Members of the clergy know too well the human cost this represents – when first responders leave any crime scene, we’re the ones to whom the community members turn in search for answers and comfort. I recall the funeral I had to officiate of one of my teenagers who was a victim of gun violence in the Bay Area. I remember his weeping grandmother asking “Why did God take my baby?” I recall how during my eulogy, I asked the 500 plus young people present how many of them had attended one, three, five funerals? And to my dismay, I counted to as high as ten funerals and at least half of the youth, weeping, still had their hands lifted high in the air. And this doesn’t even address the question of those who survive, are injured or are permanently disabled, their lives forever scarred by a bullet’s path.

And yet, the best research reveals how less than 1 percent of the population of any given city is responsible for as much as 70 percent of shootings. We’re held hostage by a tiny minority of individuals whose behavior needs to be challenged, interrupted, and hopefully, corrected. If we’re to be freed from the plague of gun violence, the conversations that clergy hold with our congregants must move beyond our sanctuary walls.
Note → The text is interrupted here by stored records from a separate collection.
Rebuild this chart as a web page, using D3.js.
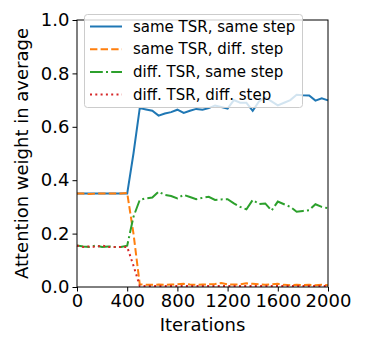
<!DOCTYPE html>
<html>
<head>
<meta charset="utf-8">
<script src="https://cdn.jsdelivr.net/npm/d3@7"></script>
<style>
  body { margin: 0; background: #fff; }
  text { font-family: "DejaVu Sans", sans-serif; fill: #000; }
</style>
</head>
<body>
<div id="chart"></div>
<script>
// iterations, sampled every 50
var iterations = d3.range(0, 2001, 50);

var sameTsrSameStep = [0.35, 0.35, 0.35, 0.35, 0.35, 0.35, 0.35, 0.35, 0.35, 0.50,
  0.67, 0.665, 0.66, 0.642, 0.65, 0.655, 0.664, 0.652, 0.66, 0.667,
  0.664, 0.67, 0.68, 0.674, 0.668, 0.70, 0.69, 0.69, 0.66, 0.695,
  0.71, 0.695, 0.68, 0.69, 0.70, 0.72, 0.718, 0.717, 0.698, 0.707, 0.699];
var sameTsrDiffStep = [0.35, 0.35, 0.348, 0.35, 0.35, 0.35, 0.35, 0.35, 0.352, 0.20,
  0.01, 0.008, 0.008, 0.009, 0.008, 0.009, 0.01, 0.012, 0.009, 0.008,
  0.009, 0.01, 0.011, 0.015, 0.01, 0.009, 0.01, 0.014, 0.012, 0.01,
  0.008, 0.01, 0.012, 0.008, 0.007, 0.008, 0.007, 0.008, 0.007, 0.008, 0.007];
var diffTsrSameStep = [0.155, 0.152, 0.15, 0.155, 0.15, 0.152, 0.15, 0.15, 0.155, 0.263,
  0.326, 0.332, 0.335, 0.357, 0.345, 0.341, 0.332, 0.345, 0.337, 0.329,
  0.334, 0.338, 0.326, 0.328, 0.329, 0.313, 0.30, 0.291, 0.326, 0.311,
  0.313, 0.286, 0.32, 0.31, 0.30, 0.282, 0.285, 0.288, 0.31, 0.30, 0.295];
var diffTsrDiffStep = [0.155, 0.15, 0.152, 0.15, 0.155, 0.15, 0.15, 0.15, 0.15, 0.08,
  0.004, 0.004, 0.004, 0.004, 0.004, 0.004, 0.004, 0.004, 0.004, 0.004,
  0.004, 0.004, 0.004, 0.004, 0.004, 0.004, 0.004, 0.004, 0.004, 0.004,
  0.004, 0.004, 0.004, 0.004, 0.004, 0.004, 0.004, 0.004, 0.004, 0.004, 0.004];

var seriesNames = ["same TSR, same step", "same TSR, diff. step", "diff. TSR, same step", "diff. TSR, diff. step"];
var xTicks = [0, 400, 800, 1200, 1600, 2000];
var yTicks = [0, 0.2, 0.4, 0.6, 0.8, 1.0];

var width = 366, height = 346;
var margin = {left: 77, right: 38, top: 20, bottom: 59};

var svg = d3.select("#chart").append("svg")
  .attr("width", width)
  .attr("height", height);

var x = d3.scaleLinear().domain([0, 2000]).range([margin.left, width - margin.right]);
var y = d3.scaleLinear().domain([0, 1]).range([height - margin.bottom, margin.top]);

var series = [
  {name: seriesNames[0], values: sameTsrSameStep, color: "#1f77b4", dash: null},
  {name: seriesNames[1], values: sameTsrDiffStep, color: "#ff7f0e", dash: "7.4,3.2"},
  {name: seriesNames[2], values: diffTsrSameStep, color: "#2ca02c", dash: "12.8,3.2,2,3.2"},
  {name: seriesNames[3], values: diffTsrDiffStep, color: "#d62728", dash: "2,3.3"}
];

var line = d3.line()
  .x(function(d, i) { return x(iterations[i]); })
  .y(function(d) { return y(d); });

svg.append("g").selectAll("path")
  .data(series)
  .enter().append("path")
  .attr("d", function(d) { return line(d.values); })
  .attr("fill", "none")
  .attr("stroke", function(d) { return d.color; })
  .attr("stroke-width", 2)
  .attr("stroke-dasharray", function(d) { return d.dash; });

// axes
var xAxis = svg.append("g")
  .attr("transform", "translate(0," + (height - margin.bottom) + ")")
  .call(d3.axisBottom(x).tickValues(xTicks).tickSize(4.5).tickPadding(3).tickFormat(d3.format("d")));
var yAxis = svg.append("g")
  .attr("transform", "translate(" + margin.left + ",0)")
  .call(d3.axisLeft(y).tickValues(yTicks).tickSize(4.5).tickPadding(3).tickFormat(d3.format(".1f")));

[xAxis, yAxis].forEach(function(a) {
  a.select(".domain").remove();
  a.selectAll("line").attr("stroke", "#000").attr("stroke-width", 1);
  a.selectAll("text").style("font-size", "18px").style("font-family", "DejaVu Sans");
});

// frame
svg.append("rect")
  .attr("x", margin.left).attr("y", margin.top)
  .attr("width", width - margin.left - margin.right)
  .attr("height", height - margin.top - margin.bottom)
  .attr("fill", "none")
  .attr("stroke", "#000")
  .attr("stroke-width", 1);

// labels
svg.append("text")
  .attr("x", (margin.left + width - margin.right) / 2)
  .attr("y", 331)
  .attr("text-anchor", "middle")
  .style("font-size", "18px")
  .text("Iterations");

svg.append("text")
  .attr("transform", "translate(28," + ((margin.top + height - margin.bottom) / 2) + ") rotate(-90)")
  .attr("text-anchor", "middle")
  .style("font-size", "18px")
  .text("Attention weight in average");

// legend
var legend = svg.append("g");
legend.append("rect")
  .attr("x", 84.5).attr("y", 14.5)
  .attr("width", 218).attr("height", 93)
  .attr("rx", 3)
  .attr("fill", "#fff")
  .attr("fill-opacity", 0.8)
  .attr("stroke", "#ccc")
  .attr("stroke-width", 1);

var item = legend.selectAll(".item")
  .data(series)
  .enter().append("g")
  .attr("class", "item")
  .attr("transform", function(d, i) { return "translate(0," + (26.5 + i * 22.7) + ")"; });

item.append("line")
  .attr("x1", 90).attr("x2", 122)
  .attr("stroke", function(d) { return d.color; })
  .attr("stroke-width", 2)
  .attr("stroke-dasharray", function(d) { return d.dash; });

item.append("text")
  .attr("x", 133)
  .attr("dy", "0.35em")
  .style("font-size", "15px")
  .text(function(d) { return d.name; });
</script>
</body>
</html>
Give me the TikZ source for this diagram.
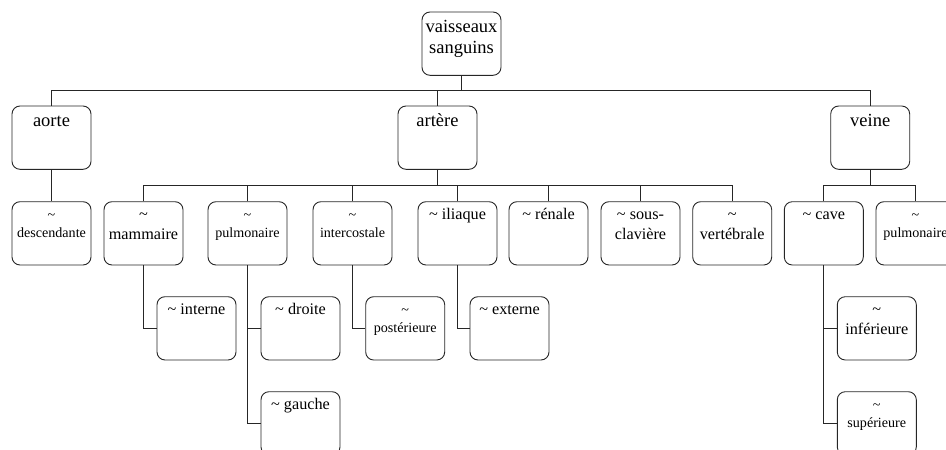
\documentclass[tikz,border=0pt]{standalone}
\usepackage{fontspec}
\setmainfont{Liberation Serif}
% fixed-height strut so every label's first baseline sits at a known depth
\newcommand\st{\rule{0pt}{14pt}}
\newcommand\tl{\textasciitilde}
\newcommand\fbig{\fontsize{18.5pt}{21pt}\selectfont}
\newcommand\fmid{\fontsize{16.2pt}{19.3pt}\selectfont}
\newcommand\fsml{\fontsize{14.1pt}{17.8pt}\selectfont}
\begin{document}
\begin{tikzpicture}[x=1pt,y=-1pt,
  vbox/.style={draw=black!85, line width=0.9pt, rounded corners=8pt,
    minimum width=79pt, minimum height=63.3pt, inner sep=0pt},
  lbl/.style={anchor=north, inner sep=0pt, align=center},
  link/.style={draw=black!85, line width=0.9pt}]
\useasboundingbox (0,0) rectangle (946,450);
\clip (0,0) rectangle (946,450);
% box: name, left, top
\newcommand\bx[3]{\node[vbox] (#1) at (#2+39.5,#3+31.65) {};}
% label: box name, font, gap below the box top, text
\newcommand\lb[4]{\node[lbl,font=#2] (#1-t) at ([yshift=-#3pt]#1.north) {#4};}

% root and first level
\bx{vs}{422}{12}
\bx{aorte}{12}{106}
\bx{artere}{398}{106}
\bx{veine}{830.7}{106}
% second level
\bx{desc}{12}{201.7}
\bx{mamm}{104}{201.7}
\bx{pulm}{208}{201.7}
\bx{inter}{313}{201.7}
\bx{ilia}{418}{201.7}
\bx{ren}{509}{201.7}
\bx{sous}{601}{201.7}
\bx{vert}{692.7}{201.7}
\bx{cave}{784.3}{201.7}
\bx{vpulm}{876}{201.7}
% third level
\bx{intern}{157}{296.7}
\bx{droite}{261}{296.7}
\bx{gauche}{261}{391.7}
\bx{post}{365.7}{296.7}
\bx{ext}{470}{296.7}
\bx{inf}{837.3}{296.7}
\bx{sup}{837.3}{391.7}

% labels
\lb{vs}{\fbig}{6.3}{\st vaisseaux\\\st sanguins}
\lb{aorte}{\fbig}{6.5}{\st aorte}
\lb{artere}{\fbig}{6.5}{\st artère}
\lb{veine}{\fbig}{6.5}{\st veine}
\lb{desc}{\fsml}{4}{\st\tl\\\st descendante}
\lb{mamm}{\fmid}{4.5}{\st\tl\\\st mammaire}
\lb{pulm}{\fsml}{4}{\st\tl\\\st pulmonaire}
\lb{inter}{\fsml}{4}{\st\tl\\\st intercostale}
\lb{ilia}{\fmid}{4.5}{\st\tl{} iliaque}
\lb{ren}{\fmid}{4.5}{\st\tl{} rénale}
\lb{sous}{\fmid}{4.5}{\st\tl{} sous-\\\st clavière}
\lb{vert}{\fmid}{4.5}{\st\tl\\\st vertébrale}
\lb{cave}{\fmid}{4.5}{\st\tl{} cave}
\lb{vpulm}{\fsml}{4}{\st\tl\\\st pulmonaire}
\lb{intern}{\fmid}{4.5}{\st\tl{} interne}
\lb{droite}{\fmid}{4.5}{\st\tl{} droite}
\lb{gauche}{\fmid}{4.5}{\st\tl{} gauche}
\lb{post}{\fsml}{4}{\st\tl\\\st postérieure}
\lb{ext}{\fmid}{4.5}{\st\tl{} externe}
\lb{inf}{\fmid}{4.5}{\st\tl\\\st inférieure}
\lb{sup}{\fsml}{4}{\st\tl\\\st supérieure}

% tree connectors
\draw[link] (vs.south) -- ++(0,15) coordinate (b0);
\draw[link] (aorte.north) |- (b0) -| (veine.north);
\draw[link] (artere.north) -- (artere.north |- b0);
\draw[link] (aorte.south) -- (desc.north);
\draw[link] (artere.south) -- ++(0,16) coordinate (b1);
\draw[link] (mamm.north) |- (b1) -| (vert.north);
\foreach \n in {pulm,inter,ilia,ren,sous}
  \draw[link] (\n.north) -- (\n.north |- b1);
\draw[link] (veine.south) -- ++(0,16) coordinate (b2);
\draw[link] (cave.north) |- (b2) -| (vpulm.north);
\draw[link] (mamm.south) |- (intern.west);
\draw[link] (pulm.south) |- (gauche.west);
\draw[link] (droite.west) -- (droite.west -| pulm.south);
\draw[link] (inter.south) |- (post.west);
\draw[link] (ilia.south) |- (ext.west);
\draw[link] (cave.south) |- (sup.west);
\draw[link] (inf.west) -- (inf.west -| cave.south);
\end{tikzpicture}
\end{document}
All Americans must convene a national conversation that includes faith leaders, young people, law enforcement, formerly incarcerated individuals, and policy makers to build a moral consensus around how to address violence and legislate public safety. We must enact commonsense policy reforms, such as universal background checks and assault weapons bans, and we must also invest in proven, comprehensive, and targeted gun violence prevention strategies.